The Massachusetts Supreme Judicial Court ordered a new trial
for a man convicted of violently shaking his girlfriend’s toddler in 2007, the second ruling in six weeks that vacated guilty
verdicts in shaken-baby cases, reported the Boston Globe.
Taken together, the two court rulings underscored the court’s
view that the “shaken-baby syndrome” diagnosis has become controversial, and
defense lawyers who fail to challenge it could be depriving their clients of a
fair trial.
In one case, the Supreme Judicial Court said the defense
lawyer should have presented medical evidence challenging prosecutors who had
depicted the child as a victim of shaken-baby syndrome.
In its unanimous ruling, the court found that jurors should
have heard about the possibility that the 2-year-old’s catastrophic eye and
brain injuries — which left her blind in one eye, cognitively impaired, and
moving around in a wheelchair — could have been caused by a short fall of about
3 feet, like one that might have occurred from a kitchen stool.

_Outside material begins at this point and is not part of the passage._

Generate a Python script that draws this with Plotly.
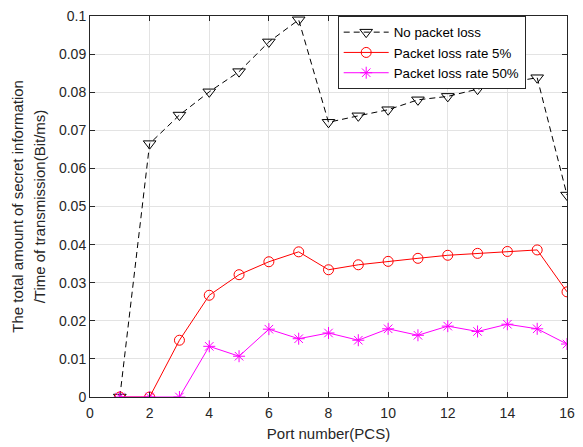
import plotly.graph_objects as go

ports = list(range(1, 17))
no_loss = [0, 0.0665, 0.0740, 0.0801, 0.0854, 0.0932, 0.0990, 0.0721, 0.0738, 0.0754,
           0.0780, 0.0789, 0.0808, 0.0825, 0.0838, 0.0530]
loss5 = [0, 0, 0.0149, 0.0267, 0.0321, 0.0355, 0.0381, 0.0334, 0.0347, 0.0356,
         0.0364, 0.0372, 0.0377, 0.0382, 0.0386, 0.0276]
loss50 = [0, 0, 0, 0.0133, 0.0107, 0.0178, 0.0153, 0.0168, 0.0149, 0.0179,
          0.0162, 0.0186, 0.0172, 0.0191, 0.0179, 0.0139]
x_ticks = [0, 2, 4, 6, 8, 10, 12, 14, 16]
y_title_lines = ["The total amount of secret information", "/Time of transmission(Bit/ms)"]

FONT = "Liberation Sans, Arial, sans-serif"

fig = go.Figure()
fig.add_trace(go.Scatter(x=ports, y=no_loss, mode="lines+markers", name="No packet loss",
                         line=dict(color="black", width=1, dash="6px,4px"),
                         marker=dict(symbol="triangle-down-open", size=11, color="black",
                                     line=dict(width=1, color="black"))))
fig.add_trace(go.Scatter(x=ports, y=loss5, mode="lines+markers", name="Packet loss rate 5%",
                         line=dict(color="#ff0000", width=1),
                         marker=dict(symbol="circle-open", size=10, color="#ff0000",
                                     line=dict(width=1, color="#ff0000"))))
fig.add_trace(go.Scatter(x=ports, y=loss50, mode="lines+markers", name="Packet loss rate 50%",
                         line=dict(color="#ff00ff", width=1),
                         marker=dict(symbol="asterisk-open", size=10, color="#ff00ff",
                                     line=dict(width=1, color="#ff00ff"))))

axis_common = dict(showline=True, linecolor="#262626", linewidth=1, mirror="ticks",
                   ticks="inside", ticklen=5, tickcolor="#262626",
                   showgrid=True, gridcolor="#e3e3e3", gridwidth=1, zeroline=False,
                   tickfont=dict(family=FONT, size=14, color="#262626"))

# y-axis title as two rotated lines (wider line spacing, like the reference)
title_x_px = [16, 39]
plot_left, plot_w = 90, 485
annotations = []
for txt, xp in zip(y_title_lines, title_x_px):
    annotations.append(dict(text=txt, xref="paper", yref="paper",
                            x=(xp - plot_left) / plot_w, y=0.5,
                            xanchor="center", yanchor="middle", textangle=-90,
                            showarrow=False,
                            font=dict(family=FONT, size=15, color="#262626")))

fig.update_layout(
    width=583, height=447,
    margin=dict(l=90, r=8, t=13, b=50),
    paper_bgcolor="white", plot_bgcolor="white",
    font=dict(family=FONT, size=14, color="#262626"),
    showlegend=True,
    legend=dict(x=(533 - plot_left) / plot_w, y=1.0, xanchor="right", yanchor="top",
                bordercolor="#262626", borderwidth=1, bgcolor="white",
                font=dict(family=FONT, size=13.3, color="black"),
                itemwidth=45),
    annotations=annotations,
    xaxis=dict(range=[0, 16], tickvals=x_ticks, ticklabelstandoff=3,
               title=dict(text="Port number(PCS)", standoff=8,
                          font=dict(family=FONT, size=15, color="#262626")),
               **axis_common),
    yaxis=dict(range=[0, 0.1], dtick=0.01, tick0=0,
               **axis_common),
)

fig.write_html("out.html")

Doubts have grown about shaken-baby syndrome among defense
lawyers and some professional groups in recent years. Three state medical
examiners in less than two years, for example, backed off earlier rulings that
a baby died of shaken-baby syndrome, choosing instead after hearing from
defense experts to say the cause was “undetermined.”

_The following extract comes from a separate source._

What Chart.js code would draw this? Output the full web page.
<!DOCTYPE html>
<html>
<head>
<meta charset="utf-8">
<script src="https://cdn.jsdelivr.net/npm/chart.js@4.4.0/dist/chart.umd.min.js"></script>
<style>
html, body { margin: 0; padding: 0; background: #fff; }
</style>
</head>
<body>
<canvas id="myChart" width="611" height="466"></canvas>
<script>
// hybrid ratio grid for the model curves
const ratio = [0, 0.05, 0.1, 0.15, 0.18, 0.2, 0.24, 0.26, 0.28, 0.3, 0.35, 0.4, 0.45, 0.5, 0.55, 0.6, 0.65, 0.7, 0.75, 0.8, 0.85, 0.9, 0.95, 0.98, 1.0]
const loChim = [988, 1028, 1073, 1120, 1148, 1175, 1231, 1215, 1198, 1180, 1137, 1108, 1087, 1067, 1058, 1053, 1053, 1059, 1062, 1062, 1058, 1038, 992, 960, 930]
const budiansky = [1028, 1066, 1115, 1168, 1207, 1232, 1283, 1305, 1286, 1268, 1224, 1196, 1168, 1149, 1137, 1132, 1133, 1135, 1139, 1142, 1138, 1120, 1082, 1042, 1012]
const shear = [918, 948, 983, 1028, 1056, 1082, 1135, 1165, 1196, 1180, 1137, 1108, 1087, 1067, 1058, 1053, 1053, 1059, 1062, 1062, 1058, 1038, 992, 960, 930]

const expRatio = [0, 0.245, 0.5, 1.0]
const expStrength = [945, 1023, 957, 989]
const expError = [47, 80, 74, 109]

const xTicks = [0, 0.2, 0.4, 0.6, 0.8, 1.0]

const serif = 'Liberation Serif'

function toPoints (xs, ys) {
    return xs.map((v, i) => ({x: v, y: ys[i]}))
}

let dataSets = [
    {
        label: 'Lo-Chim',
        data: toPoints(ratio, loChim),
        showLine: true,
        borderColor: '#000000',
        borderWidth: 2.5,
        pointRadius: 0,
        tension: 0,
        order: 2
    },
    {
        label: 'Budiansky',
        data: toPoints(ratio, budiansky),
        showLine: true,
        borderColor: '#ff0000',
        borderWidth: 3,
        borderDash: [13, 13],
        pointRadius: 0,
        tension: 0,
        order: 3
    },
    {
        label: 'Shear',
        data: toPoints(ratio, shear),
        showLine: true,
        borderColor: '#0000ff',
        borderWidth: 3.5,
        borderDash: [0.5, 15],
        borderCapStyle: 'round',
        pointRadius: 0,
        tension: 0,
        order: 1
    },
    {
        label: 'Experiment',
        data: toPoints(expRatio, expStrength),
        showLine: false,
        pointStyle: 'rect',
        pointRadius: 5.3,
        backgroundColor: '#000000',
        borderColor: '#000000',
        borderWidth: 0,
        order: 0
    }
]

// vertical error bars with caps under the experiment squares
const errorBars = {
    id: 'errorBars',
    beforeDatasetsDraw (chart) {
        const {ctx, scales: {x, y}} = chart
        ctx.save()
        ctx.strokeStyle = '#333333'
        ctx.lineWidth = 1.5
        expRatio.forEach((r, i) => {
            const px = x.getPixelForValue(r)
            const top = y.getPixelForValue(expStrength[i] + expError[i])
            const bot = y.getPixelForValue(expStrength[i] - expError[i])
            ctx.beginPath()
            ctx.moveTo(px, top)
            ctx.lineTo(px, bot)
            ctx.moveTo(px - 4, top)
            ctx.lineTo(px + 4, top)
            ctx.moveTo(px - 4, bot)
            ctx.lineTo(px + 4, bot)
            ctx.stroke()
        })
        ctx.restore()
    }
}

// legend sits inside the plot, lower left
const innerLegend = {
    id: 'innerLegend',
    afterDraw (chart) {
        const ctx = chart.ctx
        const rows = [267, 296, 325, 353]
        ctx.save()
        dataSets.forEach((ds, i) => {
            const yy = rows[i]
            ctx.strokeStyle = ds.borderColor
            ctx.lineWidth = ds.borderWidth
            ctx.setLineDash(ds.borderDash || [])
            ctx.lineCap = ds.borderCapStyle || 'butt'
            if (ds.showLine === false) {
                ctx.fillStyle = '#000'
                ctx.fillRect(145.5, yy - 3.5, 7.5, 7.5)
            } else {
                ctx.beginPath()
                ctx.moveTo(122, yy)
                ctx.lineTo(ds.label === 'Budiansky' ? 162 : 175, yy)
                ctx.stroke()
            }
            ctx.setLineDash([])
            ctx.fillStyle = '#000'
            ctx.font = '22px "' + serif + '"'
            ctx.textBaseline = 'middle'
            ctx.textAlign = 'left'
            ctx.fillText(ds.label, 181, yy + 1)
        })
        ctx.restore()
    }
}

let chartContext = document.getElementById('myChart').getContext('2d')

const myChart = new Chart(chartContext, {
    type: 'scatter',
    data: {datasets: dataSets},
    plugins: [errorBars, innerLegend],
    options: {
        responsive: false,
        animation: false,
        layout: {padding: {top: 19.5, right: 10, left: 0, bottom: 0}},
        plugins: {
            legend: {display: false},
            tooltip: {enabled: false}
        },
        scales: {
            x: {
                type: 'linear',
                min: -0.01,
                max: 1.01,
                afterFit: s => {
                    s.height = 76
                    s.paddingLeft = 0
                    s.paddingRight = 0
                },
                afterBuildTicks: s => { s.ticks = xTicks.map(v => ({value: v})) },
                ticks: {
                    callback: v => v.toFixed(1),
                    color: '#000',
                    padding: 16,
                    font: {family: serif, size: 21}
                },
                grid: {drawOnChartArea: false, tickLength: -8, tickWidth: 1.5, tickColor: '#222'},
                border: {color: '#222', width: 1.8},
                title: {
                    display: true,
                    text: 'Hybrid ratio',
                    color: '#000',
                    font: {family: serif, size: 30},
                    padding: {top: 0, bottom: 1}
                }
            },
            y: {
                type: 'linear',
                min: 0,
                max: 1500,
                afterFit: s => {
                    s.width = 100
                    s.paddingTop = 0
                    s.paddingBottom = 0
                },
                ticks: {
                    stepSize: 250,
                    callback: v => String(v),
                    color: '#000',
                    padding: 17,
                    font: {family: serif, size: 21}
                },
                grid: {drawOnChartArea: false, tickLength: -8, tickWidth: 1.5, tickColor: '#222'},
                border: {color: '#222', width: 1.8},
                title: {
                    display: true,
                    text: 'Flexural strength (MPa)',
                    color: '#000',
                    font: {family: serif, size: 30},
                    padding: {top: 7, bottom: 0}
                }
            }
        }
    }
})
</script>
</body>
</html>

Several organizations submitted briefs,
including The Innocence Network, the American Civil Liberties Union of
Massachusetts, and the Committee for Public Counsel Services.
Some medical organizations have pushed back, including the
American Academy of Pediatrics,which fears marginal medical theories are
gaining too much traction in the courts, allowing people who abuse infants to
go free. In 2009, however, the academy did acknowledge the controversy brewing
over the role that excessive shaking plays in creating extreme injuries.
The academy now tells doctors to use the term “abusive head
trauma,” rather than shaken-baby syndrome, to indicate that traumatic blows to
the head, not just shaking, are often behind the brain swelling and eye damage
that afflict some 1,000 children each year, often causing permanent
neurological damage if not death, the group said.